A spring forward to balancing development and biodiversity: the implementation of the mandatory biodiversity net gain and principles of best practice 

The government’s spring statement released on 13 March 2019 announced that the government will “use the forthcoming Environment Bill to mandate biodiversity net gain for development in England ensuring that the delivery of much needed infrastructure and housing is not at the expense of vital biodiversity.”

At a time when the government is coming under increasing pressure to build more and more homes to support a growing population and a fragile economy via Affordable Housing, it is important that there is also an opportunity to make the environment synonymous to the planning regime and a framework to be created which promotes sustainable growth. 

The Biodiversity Net Gain

Biodiversity Net Gain is defined as “development that leaves biodiversity in a better state than before, and an approach where developers work with local governments, wildlife groups, landowners and other stakeholders in order to support their priorities for nature conservation”. It is a policy framework for development projects and an approach which is proposed to be integrated into the existing planning and development process so that planning decisions will be taken in accordance with what the development can do for the environment.

Under the framework, developers will be required to ensure habitats for wildlife are enhanced and left in a measurably better state than they were pre-development. They must assess the type of habitat and its condition before submitting plans, and then demonstrate how they are improving biodiversity – such as through the creation of green corridors, planting more trees, or forming local nature spaces.

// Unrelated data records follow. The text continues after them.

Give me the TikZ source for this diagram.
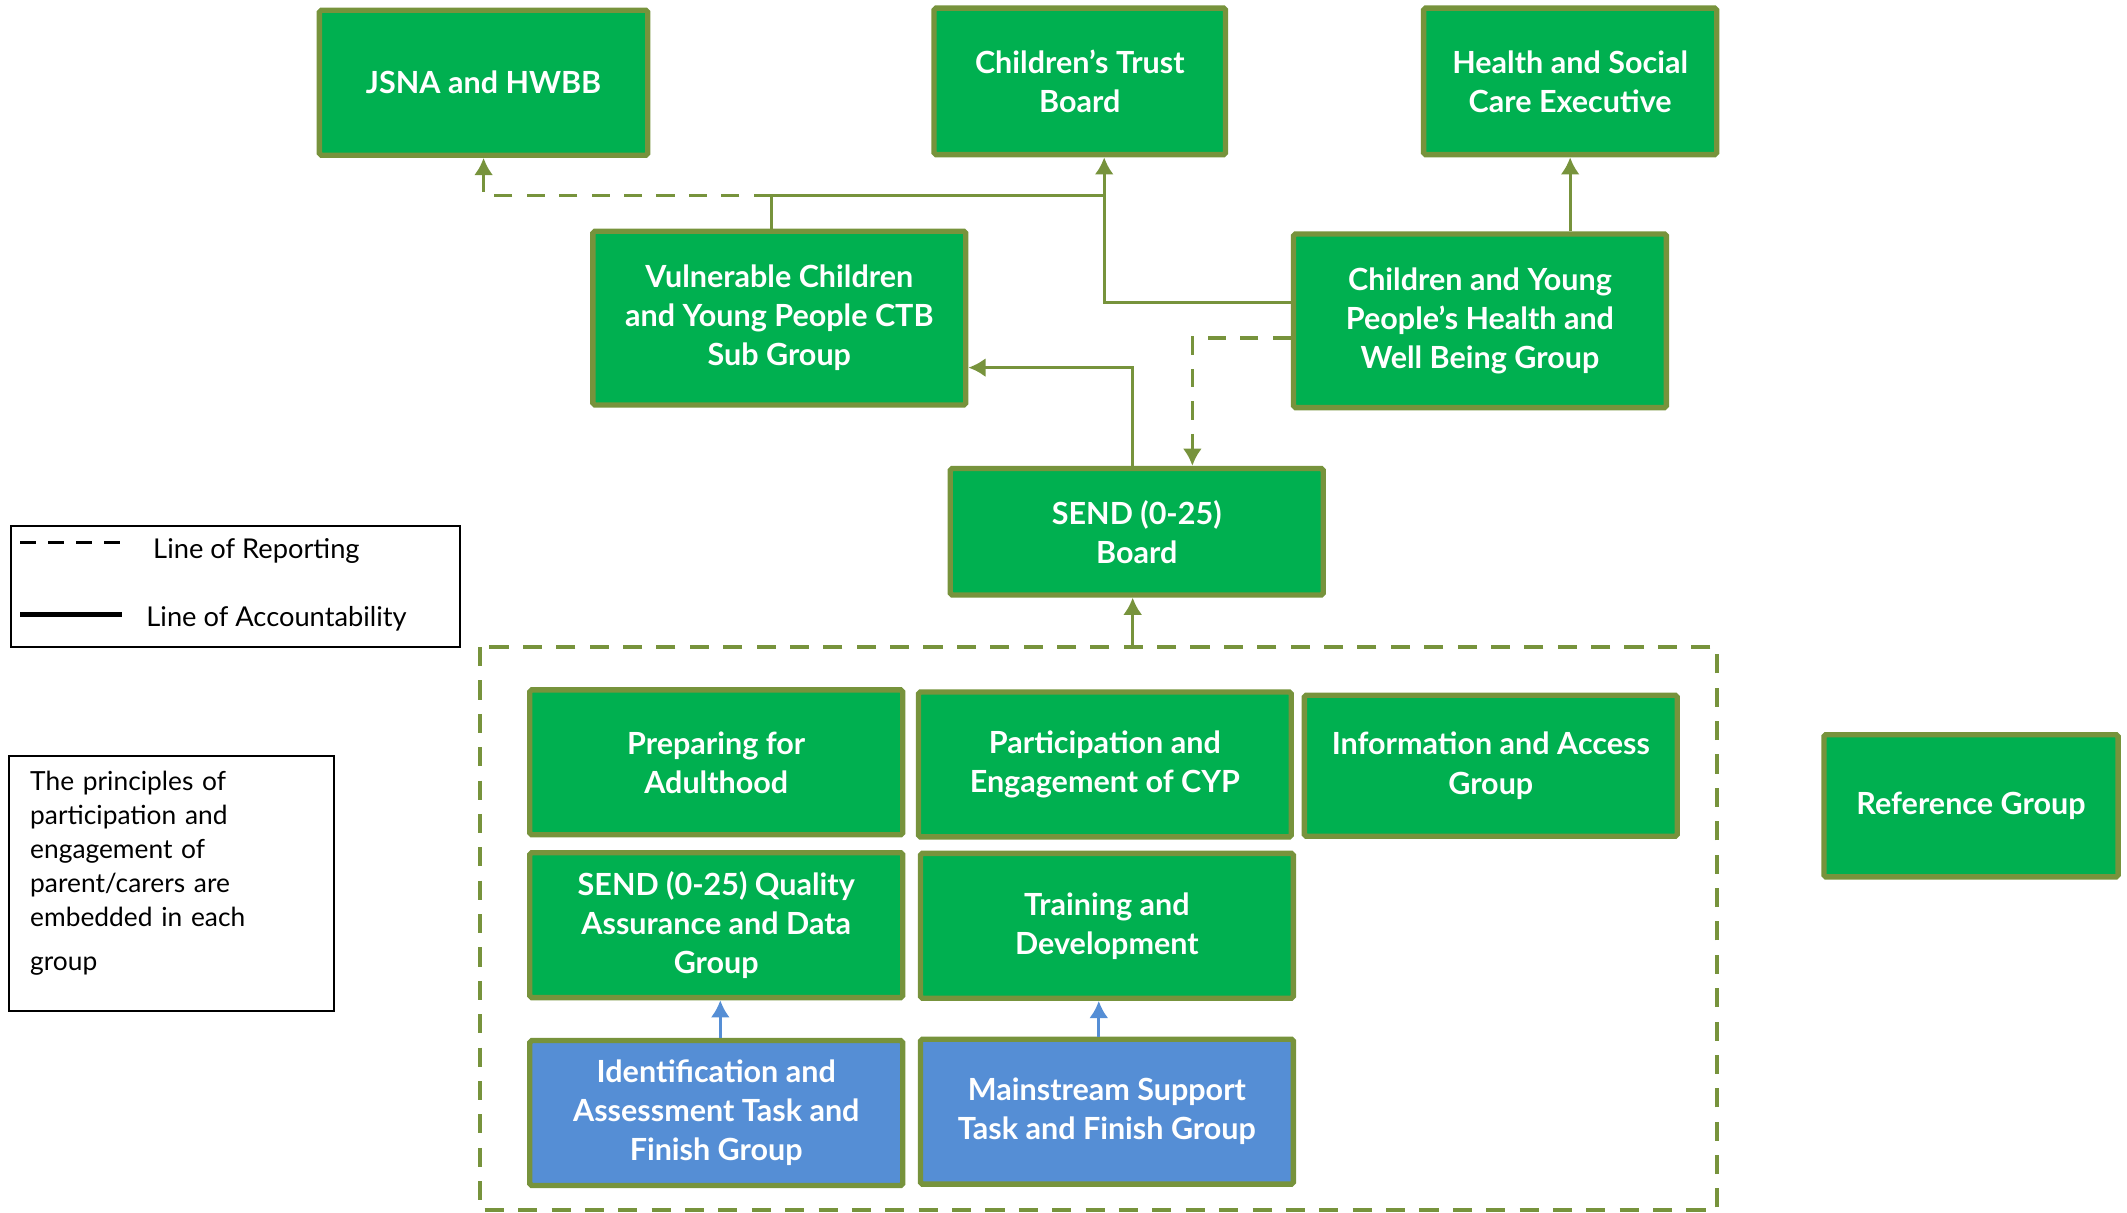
\documentclass[tikz,border=0pt]{standalone}
\usepackage{fontspec}
\setmainfont{Lato}
\usepackage{xcolor}
\usepackage{tikz}
\usetikzlibrary{arrows.meta,positioning}
\tikzset{>={Latex[length=9pt,width=10pt]}}

\definecolor{grpgreen}{HTML}{00B050}
\definecolor{olivebd}{HTML}{77933C}
\definecolor{tfblue}{HTML}{558ED5}

\begin{document}
\begin{tikzpicture}[x=0.025cm, y=-0.025cm,
                    grp/.style={draw=olivebd, line width=2.8pt, rounded corners=1pt, fill=grpgreen, text=white,
                                font=\fontsize{16}{20.5}\selectfont\bfseries, align=center,
                                inner sep=0pt, minimum width=6.87cm, minimum height=2.67cm},
                    tf/.style={grp, fill=tfblue},
                    acc/.style={olivebd, line width=1.6pt},
                    rep/.style={olivebd, line width=1.9pt, dash pattern=on 9.5pt off 7.5pt},
                    blu/.style={tfblue, line width=1.6pt},
                    wg/.style={olivebd, line width=2pt, dash pattern=on 10pt off 7.5pt},
                    keybox/.style={draw=black, line width=1pt, inner sep=0pt},
                    keytext/.style={font=\fontsize{14.3}{18}\selectfont, anchor=west},
                   ]

\useasboundingbox (0,0) rectangle (1568,894);

% top row
\node[grp, minimum width=6.05cm] (jsna) at (356.5,61) {JSNA and HWBB};
\node[grp, minimum width=5.37cm, minimum height=2.7cm] (ctb) at (796,60) {Children’s Trust\\Board};
\node[grp, minimum width=5.4cm, minimum height=2.7cm] (hsce) at (1157.5,60) {Health and Social\\Care Executive};

% sub groups
\node[grp, minimum height=3.2cm] (vcyp) at (574.5,234.5) {Vulnerable Children\\and Young People CTB\\Sub Group};
\node[grp, minimum height=3.2cm] (cyphwb) at (1091,236.5) {Children and Young\\People’s Health and\\Well Being Group};
\node[grp, minimum height=2.33cm] (sendb) at (838,392) {SEND (0-25)\\Board};

% working groups
\node[grp] (pfa) at (528,562) {Preparing for\\Adulthood};
\node[grp] (pecyp) at (814.5,563.5) {Participation and\\Engagement of CYP};
\node[grp, minimum height=2.6cm] (iag) at (1099,564.5) {Information and Access\\Group};
\node[grp] (qa) at (528,682) {SEND (0-25) Quality\\Assurance and Data\\Group};
\node[grp] (td) at (816,682.5) {Training and\\Development};
\node[tf] (ia) at (528,820.5) {Identification and\\Assessment Task and\\Finish Group};
\node[tf] (ms) at (816,819.5) {Mainstream Support\\Task and Finish Group};

\node[grp, minimum width=5.42cm, minimum height=2.62cm] (ref) at (1453,594) {Reference Group};

% working group frame
\draw[wg] (354,477) rectangle (1266,892);

% key
\node[keybox, minimum width=8.275cm, minimum height=2.225cm] (key) at (173.5,432.5) {};
\coordinate (keyr) at (15,400);
\coordinate (keya) at (15,453);
\draw[black, line width=1.6pt, dash pattern=on 8.4pt off 6.3pt] (keyr) -- ++(75,0);
\draw[black, line width=2.1pt] (keya) -- ++(75,0);
\node[keytext] (keyrt) at (108,406) {Line of Reporting};
\node[keytext] (keyat) at (103,456) {Line of Accountability};

\node[keybox, minimum width=5.975cm, minimum height=4.7cm] (note) at (126.5,651) {};
\node[anchor=base west, inner sep=0pt, text width=5.3cm, align=left,
      font=\fontsize{13.8}{17.8}\selectfont] (notetext) at (22,583)
      {The principles of\\participation and\\engagement of\\parent/carers are\\embedded in each\\[5pt]group};

% connectors
\coordinate (vj) at (569,144);
\coordinate (cj) at (814,144);
\coordinate (wgtop) at (835,477);

\draw[acc] (vcyp.north -| vj) -- (vj) -- (cj);
\draw[rep,->] (vj) -| (jsna.south);
\draw[acc,->] (cyphwb.west |- 0,223) -| (ctb.south -| cj);
\draw[acc,->] (cyphwb.north -| hsce.south) -- (hsce.south);
\draw[rep,->] (cyphwb.west |- 0,249) -| (sendb.north -| 879,0);
\draw[acc,->] (sendb.north -| 835,0) |- (vcyp.east |- 0,271);
\draw[acc,->] (wgtop) -- (sendb.south -| wgtop);

\draw[blu,->] (ia.north -| 531,0) -- (qa.south -| 531,0);
\draw[blu,->] (ms.north -| 810,0) -- (td.south -| 810,0);

\end{tikzpicture}
\end{document}
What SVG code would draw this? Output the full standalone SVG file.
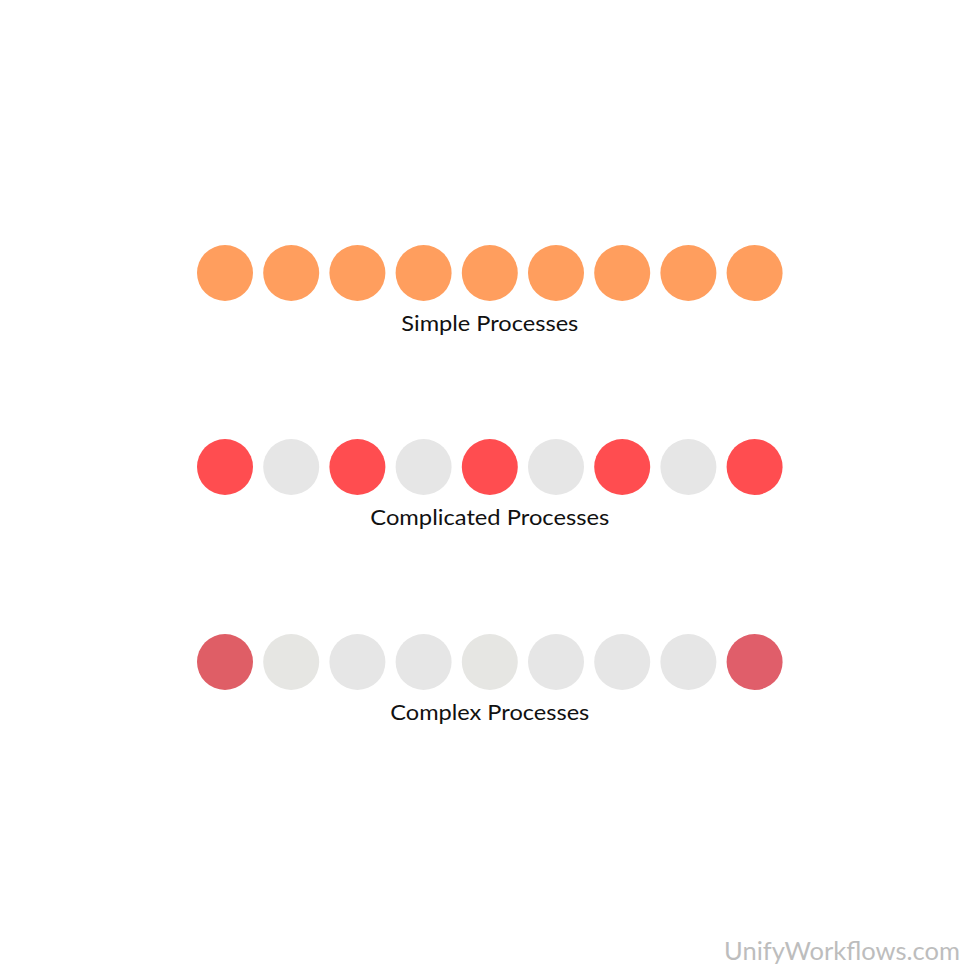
<svg xmlns="http://www.w3.org/2000/svg" width="980" height="980" viewBox="0 0 980 980">
<style>
.o{fill:#FF9E5E}.r{fill:#FF4D50}.g{fill:#E6E6E6}.g2{fill:#E6E6E3}.c{fill:#DF5E66}
.lbl{font-family:Lato,"Liberation Sans",sans-serif;font-size:22px;fill:#111;text-anchor:middle}
.wm{font-family:Lato,"Liberation Sans",sans-serif;font-size:25px;fill:#BDBDBD;text-anchor:end}
</style>
<rect width="980" height="980" fill="#FFFFFF"/>
<g id="simple">
<circle class="o" cx="225" cy="273" r="28"/><circle class="o" cx="291.2" cy="273" r="28"/><circle class="o" cx="357.4" cy="273" r="28"/><circle class="o" cx="423.6" cy="273" r="28"/><circle class="o" cx="489.8" cy="273" r="28"/><circle class="o" cx="556" cy="273" r="28"/><circle class="o" cx="622.2" cy="273" r="28"/><circle class="o" cx="688.4" cy="273" r="28"/><circle class="o" cx="754.6" cy="273" r="28"/>
<text class="lbl" x="489.8" y="331" textLength="177" lengthAdjust="spacingAndGlyphs">Simple Processes</text>
</g>
<g id="complicated">
<circle class="r" cx="225" cy="467" r="28"/><circle class="g" cx="291.2" cy="467" r="28"/><circle class="r" cx="357.4" cy="467" r="28"/><circle class="g" cx="423.6" cy="467" r="28"/><circle class="r" cx="489.8" cy="467" r="28"/><circle class="g" cx="556" cy="467" r="28"/><circle class="r" cx="622.2" cy="467" r="28"/><circle class="g" cx="688.4" cy="467" r="28"/><circle class="r" cx="754.6" cy="467" r="28"/>
<text class="lbl" x="489.8" y="525" textLength="239" lengthAdjust="spacingAndGlyphs">Complicated Processes</text>
</g>
<g id="complex">
<circle class="c" cx="225" cy="662" r="28"/><circle class="g2" cx="291.2" cy="662" r="28"/><circle class="g" cx="357.4" cy="662" r="28"/><circle class="g" cx="423.6" cy="662" r="28"/><circle class="g2" cx="489.8" cy="662" r="28"/><circle class="g" cx="556" cy="662" r="28"/><circle class="g" cx="622.2" cy="662" r="28"/><circle class="g" cx="688.4" cy="662" r="28"/><circle class="c" cx="754.6" cy="662" r="28" style="fill:#E05E6A"/>
<text class="lbl" x="489.8" y="720" textLength="199" lengthAdjust="spacingAndGlyphs">Complex Processes</text>
</g>
<g id="connectors"/>
<text class="wm" x="960" y="960" textLength="236" lengthAdjust="spacingAndGlyphs">UnifyWorkflows.com</text>
</svg>
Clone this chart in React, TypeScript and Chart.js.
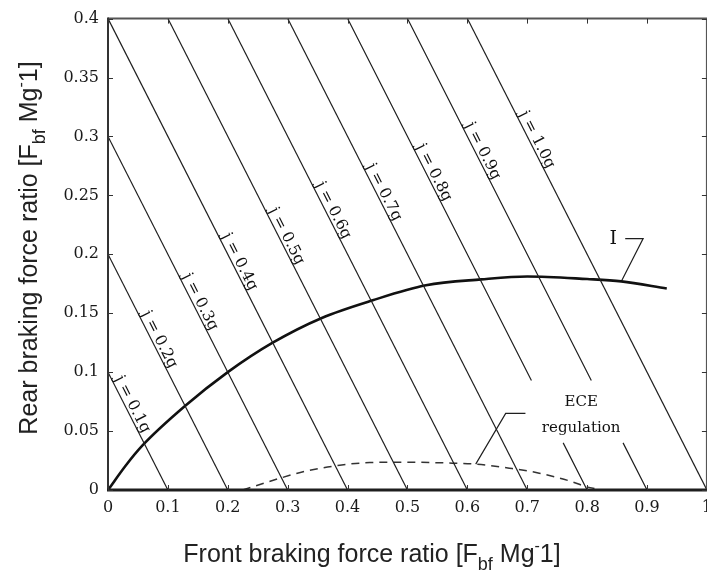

The Department for Environment, Food and Rural Affairs (DERA) have been keen to comment on this framework and call for “green improvements on site to be encouraged” and in the rare circumstances where they are not possible, developers will need to pay a levy for habitat creation or improvement elsewhere” (https://deframedia.blog.gov.uk/2019/03/13/government-to-mandate-biodiversity-net-gain/)

Good practice principles

To achieve biodiversity net gain, developers will be required to follow a series of good practice principles:

  • Mitigation – do everything possible to first avoid and then minimise impacts on biodiversity.
  • Avoid losing biodiversity that cannot be offset elsewhere – avoid impacts on irreplaceable biodiversity as these impacts cannot be offset
  • Be inclusive and equitable – engage stakeholders and involve them in designing, implementing, monitoring and evaluating the approach to net gain. Achieve net gain in partnership with stakeholders
  • Address risk – mitigate difficulty, uncertainty and other risks and apply well-accepted ways to add contingency when calculating biodiversity losses and gains in order to account for any remaining risks, as well as compensate for the time between the losses occurring and the gains being fully realised.
  • Make a measurable net gain contribution – achieve a measurable, overall gain for biodiversity and the services ecosystems provide while directly contributing towards nature conservation priorities.
  • Achieve the best outcomes for biodiversity by:
  • Delivering compensation that is ecologically equivalent in type, amount and condition and that accounts for the location and timing of biodiversity losses
  • Compensating for losses of one type of biodiversity by providing a different type that delivers greater benefits for nature conservation.
  • Achieving net gain locally to the development while contributing towards nature conservation priorities at local, regional or national levels
  • Enhancing existing or creating new habitat
  • Enhancing ecological connectivity by creating joined areas for biodiversity
  • Be transparent and communicate with shareholders and the local planning authority

Scenarios for residential developers

The following scenarios illustrate the broad mechanisms through which a residential development could achieve biodiversity net gain under the policy proposals:

  • Scenario A: the developer is able to avoid harm, mitigate and enhance on site
  • Scenario B: the developer is unable to avoid, mitigate and compensate all impacts on site, but is able to secure local compensatory habitat creation
  • Scenario C: the developer is unable to avoid, mitigate and compensate on site and unable to find local compensatory habitat to invest in. A tariff is therefore used to fund cost-effective habitat creation projects according to local and national conservation and natural capital priorities.

Framework feedback 

Support for this framework is already gaining momentum. The Environment Secretary Michael Gove has said that “mandating biodiversity net gain will ensure wildlife thrives at the same time as addressing the need to build new homes. Whether it’s through planting more trees or creating green corridors, developers will now be required to place the environment at the heart of new developments”.

Gove said the new approach will “not only improve habitats for wildlife and create healthier places to live and work, but is central in our ambition to leave the environment in a better state for future generations”.

Natural England has also welcomed the announcement, saying it looked “forward to working out the details to make sure there is a measurable gain for biodiversity around infrastructure and housing”.

Environmental Net Gain

Environmental Net Gain (ENG) follows the same ideas as biodiversity net gain but requires developers to deliver a wider range of environmental benefits over and above the full environmental impact of the proposed development (e.g. air quality, flood risk management). Work is currently underway to explore the implications of such an approach for all stakeholders.